Why can I redefine a const in a smaller scope?

Question

I'm working my way through Accelerated C++ right now, and I've encountered a fundamental lack of understanding regarding scope and code blocks on my part.

There is an exercise at the end of chapter 1 that wants you to decide whether this code is will run:

#include <iostream>
#include <string>

int main()
{
    {
        const std::string s = "a string";
        std::cout << s << std::endl;
        {
            const std::string s = "another string";
            std::cout << s << std::endl;
        }
    }
    return 0;
}

I was sure it wouldn't, but it does. My hobby programming experience was that variables declared in a block are available to other blocks contained within it, but not those outside of it.

And that must be at least half-true, since removing the second declaration of s will output "a string" twice, giving me the impression that s as declared in the second block is also present in the third block.

I also tried removing the braces of the third block entirely, resulting in the compilation error I expected in the first place. But how is that different from declaring a constant that already exists in the scope of the third block? Does the declaration of a constant only carry over to a smaller scope if there is no second declaration in that smaller scope?

I've gone through everything in the book up until this point again to see if I missed something, but I can't find any information on how variable and const declarations are affected by curly braces.

Answer 1

This doesn't just apply to constants though, that doesn't matter.

But how is that different from declaring a constant that already exists in the scope of the third block?

You are introducing another scope, where the variable s has not been defined, so it is perfectly legal to define one. If you remove one, you'll get a redefinition error, because you already have an s in the same scope.

Does the declaration of a constant only carry over to a smaller scope if there is no second declaration in that smaller scope?

Not really. Your second s is shadowing the first one. Technically, both of them exist, but you have no way of accessing the first one.

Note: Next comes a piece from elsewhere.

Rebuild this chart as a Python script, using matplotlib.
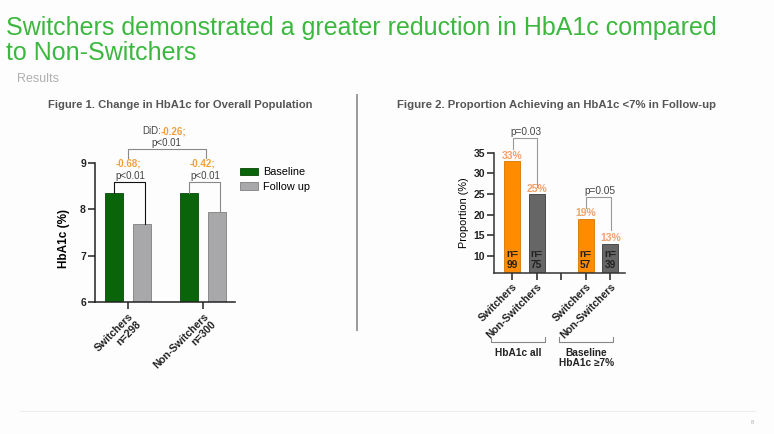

Sometimes you do, with the help of the scope resolution operator, but in your case, no.

// global scope
int a;
void f() {
    int a = 0;
    a = 4; // local 'a'.
    ::a = 4; // global 'a'.
}

I can't find any information on how variable and const declarations are affected by curly braces.

Curly braces in general introduce a new scope (although there are some exceptions). As long as a variable with a given name is not defined in the current scope, you can define it. It doesn't matter if there is a variable with the same name in a scope outside of it, but your compiler will likely warn you about it.

Answer 2

Java and C++ are one of the few that allows this. C# does not allow this. It is called Variable Shadowing. If you declare a variable with same name in a smaller inner block as outer blocks variable then you get name masking. So it doesnt matter that you have a const variable because the inner variable is a different variable altogether.